I would say Betty is on her way right now or has already arrived. However, per the wisdom of Rabbi M.M. Schneerson, who writes of “Heaven” in Bringing Heaven Down to Earth: Meditations on the Wisdom of the Rebbe:

“We don’t say a person ‘will be going to heaven.’ We say this person is ‘a child of the world to come.’ Heaven is not just somewhere you go. It is something you carry with you.”

In this world to come, Betty’s Mercedes had God’s radar detector to help protect her from speed traps. She also prayed every day and went to Mass mostly every Sunday and holidays. As a child of the world to come, she carries the heavenly love of so many people, including her grandchildren and great-grandchildren. Within her circle of seven grandchildren — Gabes, Kayleigh, Sofia, Bella, Tori, and Kodi — I was the first to arrive, the first to call her “my Grammie.”
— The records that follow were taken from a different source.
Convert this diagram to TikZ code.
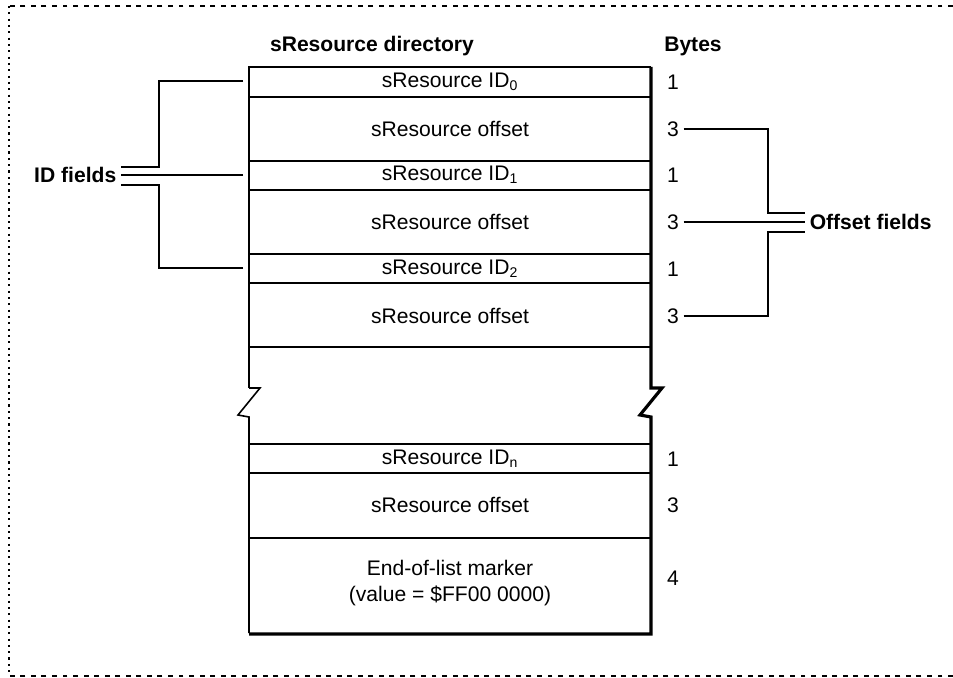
\documentclass[tikz,border=0pt]{standalone}
\usepackage{fontspec}
\setmainfont{Liberation Sans}

\tikzset{
  txt/.style={font=\fontsize{12}{14}\selectfont, inner sep=0pt},
  lbl/.style={font=\fontsize{12}{14}\selectfont\bfseries, inner sep=2.5pt},
  byte/.style={font=\fontsize{12}{14}\selectfont, inner sep=2.5pt},
  ln/.style={line width=0.9pt},
  shd/.style={line width=1.8pt},
  dots/.style={line width=1pt, dash pattern=on 2.8pt off 3.2pt},
}

\begin{document}
\begin{tikzpicture}[x=0.02cm, y=-0.02cm]
  \useasboundingbox (0,0) rectangle (953,678);
  % dotted frame
  \draw[dots] (953,6) -- (9,6);
  \draw[dots] (953,676) -- (9,676);
  \draw[line width=1pt, dash pattern=on 1.2pt off 2.4pt] (9,6) -- (9,676);

  % headings
  \node[lbl] (title) at (372,46) {sResource directory};
  \node[lbl] (bytes) at (693,46) {Bytes};

  % directory box, broken in the middle
  \draw[ln] (249,388) -- (249,67) -- (651,67);
  \draw[ln] (249,388) -- (260,388) -- (238,415) -- (249,417) -- (249,633);
  \draw[shd] (651,67) -- (651,388) -- (662,388) -- (640,415) -- (651,417)
    -- (651,634) -- (249,634);
  \foreach \y in {97,161,190,254,283,347,444,473,538}
    \draw[ln] (249,\y) -- (651,\y);

  % entries
  \node[txt] (id0)  at (450,82)  {sResource ID\textsubscript{0}};
  \node[txt] (off0) at (450,129) {sResource offset};
  \node[txt] (id1)  at (450,175) {sResource ID\textsubscript{1}};
  \node[txt] (off1) at (450,222) {sResource offset};
  \node[txt] (id2)  at (450,269) {sResource ID\textsubscript{2}};
  \node[txt] (off2) at (450,316) {sResource offset};
  \node[txt] (idn)  at (450,459) {sResource ID\textsubscript{n}};
  \node[txt] (offn) at (450,505) {sResource offset};
  \node[txt, align=center, font=\fontsize{12}{14.5}\selectfont] (endm) at (450,583)
    {End-of-list marker\\(value = \$FF00 0000)};

  % byte counts
  \node[byte] (b0) at (673,82)  {1};
  \node[byte] (b1) at (673,129) {3};
  \node[byte] (b2) at (673,175) {1};
  \node[byte] (b3) at (673,222) {3};
  \node[byte] (b4) at (673,269) {1};
  \node[byte] (b5) at (673,316) {3};
  \node[byte] (b6) at (673,459) {1};
  \node[byte] (b7) at (673,505) {3};
  \node[byte] (b8) at (673,578) {4};

  % ID fields bracket
  \node[lbl, anchor=east] (idf) at (121,175) {ID fields};
  \coordinate (li0) at (243,81);
  \coordinate (li1) at (243,175);
  \coordinate (li2) at (243,268);
  \coordinate (lj1) at (159,167);
  \coordinate (lj2) at (159,185);
  \draw[ln] (li0) -| (lj1) -- (lj1 -| idf.east);
  \draw[ln] (li1) -- (idf.east);
  \draw[ln] (li2) -| (lj2) -- (lj2 -| idf.east);

  % Offset fields bracket
  \node[lbl, anchor=west] (offf) at (805,222) {Offset fields};
  \coordinate (rj1) at (768,213);
  \coordinate (rj2) at (768,232);
  \draw[ln] (b1.east) -| (rj1) -- (rj1 -| offf.west);
  \draw[ln] (b3.east) -- (offf.west);
  \draw[ln] (b5.east) -| (rj2) -- (rj2 -| offf.west);
\end{tikzpicture}
\end{document}
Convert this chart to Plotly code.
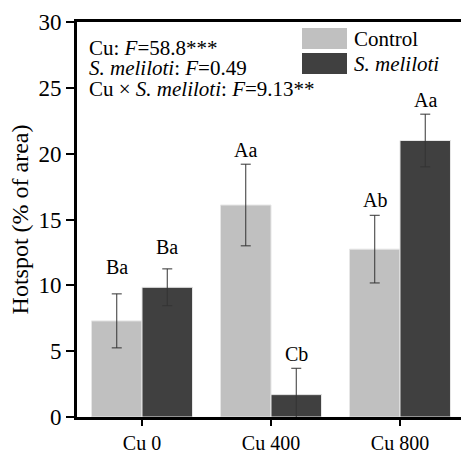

Grammie was 47 when I was born. We spent the first seven years of my childhood one-on-one. I loved the way she mashed my German egg into the bread and made my Cream of Wheat with a dash of sugar for breakfast. She taught me how to measure vanilla for chocolate chip cookie dough and crush the pecans for her famous Tassies. She bought me my first pair of Nike Airs in Tucson, and we finally found the hot pink puffy jacket at Bloomingdale’s before winter ended in Chicago. She made thin steak sandwiches for my school lunches and pulled my hair into tight ponytails so I could see during recess. She sewed holes and fixed my broken zippers. She did everything that amazing Grammies do out of love for each of her grandchildren, including me.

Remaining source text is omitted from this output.